Copyright office backs 'right' to limit content access
DMCA
10/27/2000; 2:21:49 PM

'THE COPYRIGHT OFFICE, part of the Library of Congress, decided to allow only two narrow exemptions to a new federal law that makes it illegal for Web users to hack through the barriers that copyright holders erect around books, films, music and other content released online. The decision will be in effect for three years...

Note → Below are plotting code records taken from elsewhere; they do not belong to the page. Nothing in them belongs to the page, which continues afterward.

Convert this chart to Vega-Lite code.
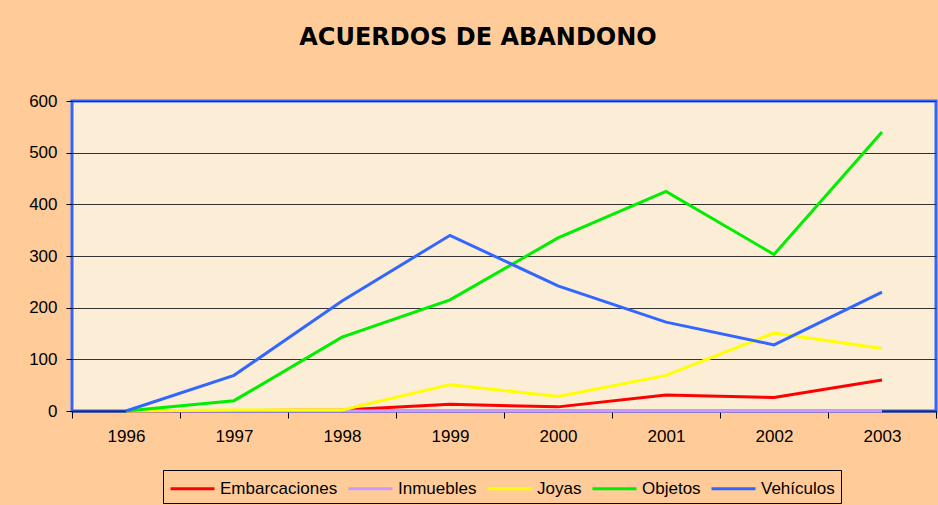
{
  "$schema": "https://vega.github.io/schema/vega-lite/v6.json",
  "width": 864,
  "height": 310,
  "autosize": "none",
  "padding": {"left": 72, "top": 101, "right": 2, "bottom": 94},
  "background": "#FFCC99",
  "title": {
    "text": "ACUERDOS DE ABANDONO",
    "font": "DejaVu Sans",
    "fontSize": 24,
    "fontWeight": "bold",
    "color": "#000000",
    "anchor": "middle",
    "baseline": "alphabetic",
    "offset": 23,
    "dx": -26
  },
  "config": {
    "view": {"fill": "#FBEDD6", "stroke": "#3366FF", "strokeWidth": 3},
    "font": "Liberation Sans"
  },
  "data": {
    "values": [
      {"year": "1996", "serie": "Embarcaciones", "value": 0},
      {"year": "1997", "serie": "Embarcaciones", "value": 1},
      {"year": "1998", "serie": "Embarcaciones", "value": 2},
      {"year": "1999", "serie": "Embarcaciones", "value": 13},
      {"year": "2000", "serie": "Embarcaciones", "value": 8},
      {"year": "2001", "serie": "Embarcaciones", "value": 31},
      {"year": "2002", "serie": "Embarcaciones", "value": 26},
      {"year": "2003", "serie": "Embarcaciones", "value": 60},
      {"year": "1996", "serie": "Inmuebles", "value": 0},
      {"year": "1997", "serie": "Inmuebles", "value": 0},
      {"year": "1998", "serie": "Inmuebles", "value": 0},
      {"year": "1999", "serie": "Inmuebles", "value": 0},
      {"year": "2000", "serie": "Inmuebles", "value": 0},
      {"year": "2001", "serie": "Inmuebles", "value": 0},
      {"year": "2002", "serie": "Inmuebles", "value": 0},
      {"year": "2003", "serie": "Inmuebles", "value": 0},
      {"year": "1996", "serie": "Joyas", "value": 0},
      {"year": "1997", "serie": "Joyas", "value": 2},
      {"year": "1998", "serie": "Joyas", "value": 2},
      {"year": "1999", "serie": "Joyas", "value": 51},
      {"year": "2000", "serie": "Joyas", "value": 28},
      {"year": "2001", "serie": "Joyas", "value": 69},
      {"year": "2002", "serie": "Joyas", "value": 151},
      {"year": "2003", "serie": "Joyas", "value": 121},
      {"year": "1996", "serie": "Objetos", "value": 0},
      {"year": "1997", "serie": "Objetos", "value": 20},
      {"year": "1998", "serie": "Objetos", "value": 143},
      {"year": "1999", "serie": "Objetos", "value": 215},
      {"year": "2000", "serie": "Objetos", "value": 335},
      {"year": "2001", "serie": "Objetos", "value": 425},
      {"year": "2002", "serie": "Objetos", "value": 303},
      {"year": "2003", "serie": "Objetos", "value": 540},
      {"year": "1996", "serie": "Vehículos", "value": 0},
      {"year": "1997", "serie": "Vehículos", "value": 69},
      {"year": "1998", "serie": "Vehículos", "value": 213},
      {"year": "1999", "serie": "Vehículos", "value": 340},
      {"year": "2000", "serie": "Vehículos", "value": 242},
      {"year": "2001", "serie": "Vehículos", "value": 172},
      {"year": "2002", "serie": "Vehículos", "value": 128},
      {"year": "2003", "serie": "Vehículos", "value": 230}
    ]
  },
  "mark": {"type": "line", "strokeWidth": 3},
  "encoding": {
    "x": {
      "field": "year",
      "type": "ordinal",
      "scale": {"type": "band", "paddingInner": 0, "paddingOuter": 0},
      "axis": {
        "title": null,
        "labelAngle": 0,
        "labelFontSize": 17,
        "labelColor": "#000000",
        "labelPadding": 10,
        "tickBand": "extent",
        "tickSize": 7,
        "tickColor": "#000000",
        "domainColor": "#1A2A60",
        "domainWidth": 2,
        "grid": false
      }
    },
    "y": {
      "field": "value",
      "type": "quantitative",
      "scale": {"domain": [0, 600], "nice": false},
      "axis": {
        "title": null,
        "values": [0, 100, 200, 300, 400, 500, 600],
        "labelFontSize": 17,
        "labelColor": "#000000",
        "labelPadding": 9,
        "tickSize": 6,
        "tickColor": "#000000",
        "domain": false,
        "grid": true,
        "gridColor": "#333333",
        "gridWidth": 1,
        "gridOpacity": 1
      }
    },
    "color": {
      "field": "serie",
      "type": "nominal",
      "scale": {
        "domain": ["Embarcaciones", "Inmuebles", "Joyas", "Objetos", "Vehículos"],
        "range": ["#FF0000", "#CC99FF", "#FFFF00", "#00EE00", "#3366FF"]
      },
      "legend": {
        "title": null,
        "orient": "none",
        "legendX": 91,
        "legendY": 369,
        "direction": "horizontal",
        "columns": 5,
        "symbolType": "M-2,0H2",
        "symbolSize": 484,
        "symbolStrokeWidth": 3,
        "symbolOffset": 11,
        "labelFontSize": 17,
        "labelColor": "#000000",
        "labelOffset": 15,
        "columnPadding": 4,
        "padding": 6,
        "strokeColor": "#000000",
        "fillColor": "#FFCC99"
      }
    }
  }
}
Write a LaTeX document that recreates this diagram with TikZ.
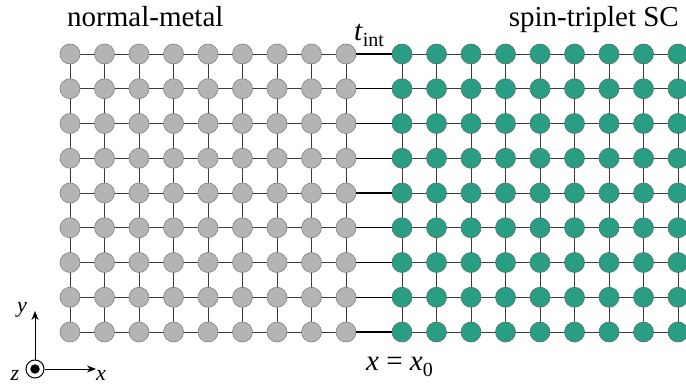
\documentclass[tikz,border=0pt]{standalone}
\usepackage{fontspec}
\setmainfont{Liberation Serif}
\newfontfamily\timesfont{Liberation Serif}
\usetikzlibrary{arrows.meta}
\pgfdeclarelayer{background}
\pgfsetlayers{background,main}
\definecolor{nmfill}{RGB}{180,180,180}
\definecolor{nmedge}{RGB}{128,128,128}
\definecolor{scfill}{RGB}{42,157,133}
\definecolor{scedge}{RGB}{80,115,105}
\definecolor{bond}{RGB}{60,60,60}
\begin{document}
\begin{tikzpicture}[x=1pt,y=-1pt,
  nm/.style={circle,fill=nmfill,draw=nmedge,line width=0.6pt,minimum size=20pt,inner sep=0pt},
  sc/.style={circle,fill=scfill,draw=scedge,line width=0.6pt,minimum size=20pt,inner sep=0pt},
  bondline/.style={draw=bond,line width=0.9pt},
  intbond/.style={draw=black,line width=1.4pt},
  lbl/.style={font=\timesfont\fontsize{29}{29}\selectfont,inner sep=0pt},
  axlbl/.style={font=\timesfont\fontsize{22}{22}\selectfont\itshape,inner sep=0pt}]
\useasboundingbox (0,0) rectangle (686,385);
\foreach \i in {0,...,8} {
  \foreach \k in {0,...,8} {
    \node[nm] (g-\i-\k) at ({70+34.5*\i},{54+34.75*\k}) {};
    \node[sc] (s-\i-\k) at ({402+34.5*\i},{54+34.75*\k}) {};
  }
}
\begin{pgfonlayer}{background}
\foreach \i [evaluate=\i as \j using int(\i+1)] in {0,...,7} {
  \foreach \k in {0,...,8} {
    \draw[bondline] (g-\i-\k.center) -- (g-\j-\k.center);
    \draw[bondline] (s-\i-\k.center) -- (s-\j-\k.center);
    \draw[bondline] (g-\k-\i.center) -- (g-\k-\j.center);
    \draw[bondline] (s-\k-\i.center) -- (s-\k-\j.center);
  }
}
\end{pgfonlayer}
\foreach \k in {0,...,8} {
  \draw[intbond] (g-8-\k) -- (s-0-\k);
}
\node[lbl,anchor=base west] (nmlabel) at (67,27) {normal-metal};
\node[lbl,anchor=base east] (sclabel) at (679,27) {spin-triplet SC};
\node[lbl,anchor=base west] (tint) at (354,41) {\textit{t}\raisebox{-6pt}{\fontsize{20}{20}\selectfont int}};
\node[lbl,anchor=base west] (xeq) at (366,370) {\textit{x} = \textit{x}\raisebox{-6pt}{\fontsize{20}{20}\selectfont 0}};
% axes
\node[circle,draw=black,fill=white,line width=1pt,minimum size=18pt,inner sep=0pt] (zc) at (35,369) {};
\node[circle,fill=black,minimum size=9.5pt,inner sep=0pt] (zd) at (35,369) {};
\coordinate (ytip) at (35,311);
\coordinate (xtip) at (96,369);
\draw[line width=1pt,-{Stealth[length=9pt,width=7pt]}] (zc) -- (ytip);
\draw[line width=1pt,-{Stealth[length=9pt,width=7pt]}] (zc) -- (xtip);
\node[axlbl,anchor=base] (ylab) at (22,312) {y};
\node[axlbl,anchor=base] (zlab) at (15,380) {z};
\node[axlbl,anchor=base] (xlab) at (101,380) {x};
\end{tikzpicture}
\end{document}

'The two exemptions the copyright office did allow are both minor in scope. The first exemption involves software that blocks children and others from finding obscene or other controversial material on the Web. Buried in the software typically is a list of the Web sites being filtered. Those lists are often encrypted to keep people from seeing them. But the copyright office said it should be legal for users to access such lists, in part so people can criticize and debate them. The other exemption involves giving people the right to bypass malfunctioning security features of software and other copyrighted goods they have purchased.'

"Minor in scope"? They almost might as well not exist.  In fact, they are so narrow they almost don't. The reasoning involved in the decision that we have a right to see the ban lists extends to many other things as well (don't we have a right to know what information a program is transmitting to others, without our consent?), but the Copyright Office gives us not the reasoning, not guidelines, but limited rules that will be swiftly circumvented or even struck down in court.

The government needs to stop trying to enumerate every possible case and make specific decisions... it won't work, there's too many specific cases and more coming every day.